Video of the gruesome moment captured national attention, triggering an outpouring of support for the brave young gymnast.
Graba said the event was "one of the toughest nights of my life."
"I told her that I loved her and that I was with her, and she said to go back and get the girls ready to finish this thing," he said.
Despite her injuries, the aerospace engineering major from North Carolina made it clear she was not going to be defined by the way her final performance ended. She left the sport with her head held high in an inspiring Instagram message on Sunday.
"After 18 years I am hanging up my grips and leaving the chalk behind,'' she wrote. "I couldn’t be prouder of the person that gymnastics has made me to become. It’s taught me hard work, humility, integrity, and dedication, just to name a few.
"It’s given me challenges and road blocks that I would have never imagined that has tested who I am as a person. It may not have ended the way I had planned, but nothing ever goes as planned."
Cerio's teammates rallied in her honor following her injury, finishing with a score of 197.075, the highest regional score in team history, to reach Saturday's regional final.
Louisiana State University won that meet, with Auburn taking fourth.
"Sam is just so passionate in everything she does, especially with this team,'' senior Abby Milliet told AuburnTigers.com. "So I circled everybody together and I said, 'We're not going to do this. We're not going to get sad. We can be sad later because it is sad. But we're going to do what she would want us to do and light this fire. This is time for us to have a new fire. Sam wouldn't want us to give up. She would fight harder.'"

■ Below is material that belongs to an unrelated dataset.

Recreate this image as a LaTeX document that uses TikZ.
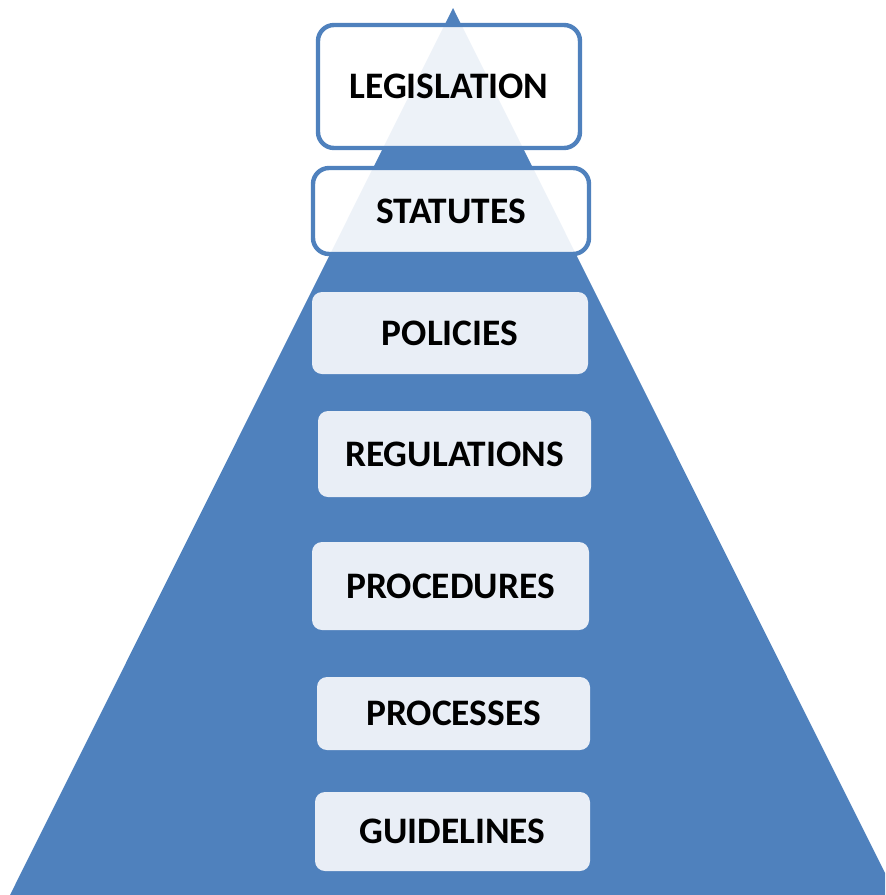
\documentclass[tikz,border=0pt]{standalone}
\usepackage{fontspec}
\setmainfont{Carlito}
\usepackage{xcolor}
\usetikzlibrary{positioning}
\definecolor{pyramidblue}{RGB}{79,129,189}
\definecolor{paleblue}{RGB}{233,238,246}

\begin{document}
\begin{tikzpicture}[
        x=0.5pt, y=-0.5pt,
        level/.style={
            rectangle,
            rounded corners=5pt,
            inner sep=0pt,
            text centered,
            fill=paleblue,
            font=\fontsize{18.7}{23}\selectfont\bfseries,
            align=center
        },
        toplevel/.style={
            level,
            rounded corners=8pt,
            draw=pyramidblue,
            line width=2.2pt,
            fill=white,
            fill opacity=0.9,
            text opacity=1
        }
    ]
    \useasboundingbox (0,0) rectangle (885,895);
    \clip (0,0) rectangle (885,895);

    % Pyramid
    \fill[pyramidblue] (10,895) -- (453,8) -- (896,895) -- cycle;

    % Upper levels (framed)
    \node[toplevel, minimum width=131pt, minimum height=61.5pt] (legislation) at (449,86.5) {LEGISLATION};
    \node[toplevel, minimum width=138pt, minimum height=43pt] (statutes) at (451,211) {STATUTES};

    % Lower levels
    \node[level, minimum width=138pt, minimum height=41pt] (policies) at (450,333) {POLICIES};
    \node[level, minimum width=136.5pt, minimum height=43pt] (regulations) at (454.5,454) {REGULATIONS};
    \node[level, minimum width=138.5pt, minimum height=44pt] (procedures) at (450.5,586) {PROCEDURES};
    \node[level, minimum width=136.5pt, minimum height=36.5pt] (processes) at (453.5,713.5) {PROCESSES};
    \node[level, minimum width=137.5pt, minimum height=39.5pt] (guidelines) at (452.5,831.5) {GUIDELINES};

\end{tikzpicture}
\end{document}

"They really believed that you know Sam's our leader and Sam's the heart and soul of the team, and this is what she wanted her whole time she was here, and they wanted to do it for her," Graba said.
Despite the difficult end to her gymnastics career, Cerio has a bright future ahead.
She was named the Southeastern Conference co-scholar athlete of the year and has already has accepted a job in Seattle with Boeing working on rockets as a structural design analysis engineer, according to the school's website.
Editor's note: An earlier version of this article stated that Cerio had broken both her legs.